Friday, July 20, 2012

Feathered Friends - Purple Martins


We have lots of birds around the Brickhouse, but some of them are particularly helpful to us.  The top three are Purple Martins, Brown Headed Cow Birds, and Barn Martins.  These birds all perform unique and important roles around the farm.

Of these, Mom’s favorite is the Purple Martin.


Purple Martins are one of the biggest of the swallows, measuring in at roughly 20 cm long beak to tail.  You can recognize them by their slightly forked tail and beautiful acrobatics in the air.  Adult males are solid black with a glossy steel blue sheen, females are dark on their tops with some of the same sheen and light on their bellies. 

Purple Martins are migratory birds (moving between North and South America each year) that like to return to the same nesting place year after year; this habit is called “site fidelity”.  As long as nothing disrupts their breeding/hatching success (such as predators) a pair of purple martins will return to that same site their entire life.

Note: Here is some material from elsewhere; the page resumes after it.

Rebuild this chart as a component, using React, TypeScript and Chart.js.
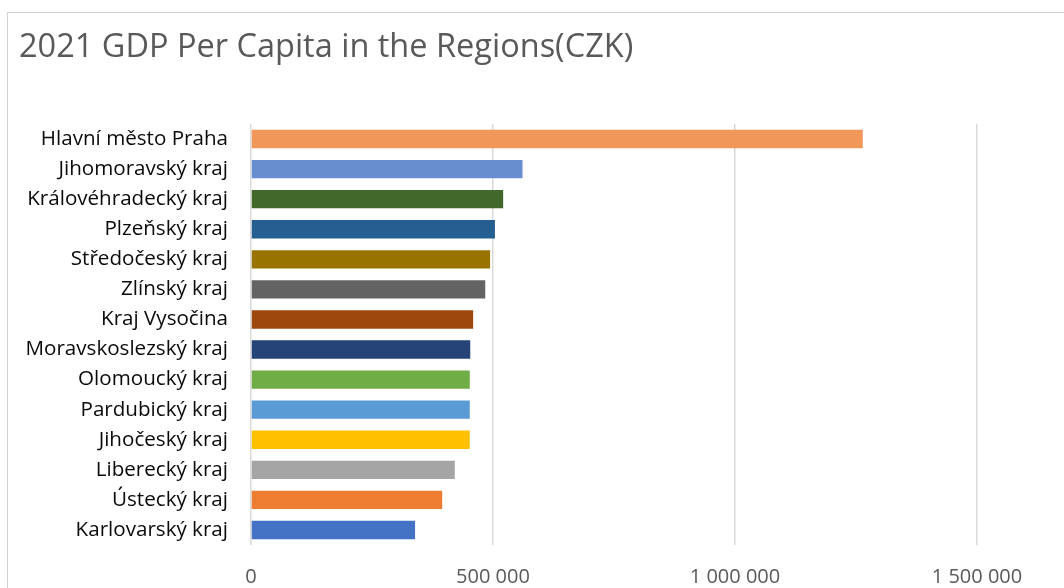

Getting ready to hunt some more after a short visit to the nest!
Purple Martins also possess a quality known as “site tenacity”, this means they can and will fight for their nesting sites.  This is a good thing because they have heavy competition for nesting sites from starlings and sparrows.  While we try to discourage these competitors, without help from the Martins themselves we would never see a successful hatching of Martins.  Part of this competition comes from the fact that all three birds are called “cavity-nesters” and prefer manmade housing of similar size.  While the sparrows are genuinely looking for a home, many times the starlings are looking for surrogate parents for their young and will kick out Martin’s eggs, laying their own in place of them and then leave so the Martins will raise their young.   Since these competitors are not protected or endangered, almost every spring the boys can be seen protecting the Martin houses while the birds are establishing their new nests for the year.

A Male and Female keeping watch over their nests.
The biggest reason we love martins and work hard to attract and protect them is their diet.  Purple Martins are obligate areal insectivores – which is a fancy way of saying they only eat flying insects and they only eat then while flying themselves.  Martins are also generalists (aren’t we all?  I know I love food in general!) which means as long as it flies it is on the menu.  As such they eat a huge variety of insects, including but not limited to: beetles, FLIES, midges, mayflies, bees, wasps, moths, MOSQUITOS, damselflies, grasshoppers, butterflies and leaf hoppers.   We especially love the inclusion of flies and mosquitoes in their diet, and they eat a lot, especially since they can feed their babies up to 60 times per day! 

Martins love to practice their eating aerobatics while we mow the pastures.  They swoop around in front of and behind the tractor as it scares up bugs of all kinds.

Eating is not the only thing these birds do on the fly.  They also drink and bathe while flying!  It is so neat to watch them soaring over the pond and then suddenly dipping lower to skim the water with their beak, leaving a pretty V in their wake.

We so appreciate these marvelous birds, and even go so far as to add them to our list of feathered friends!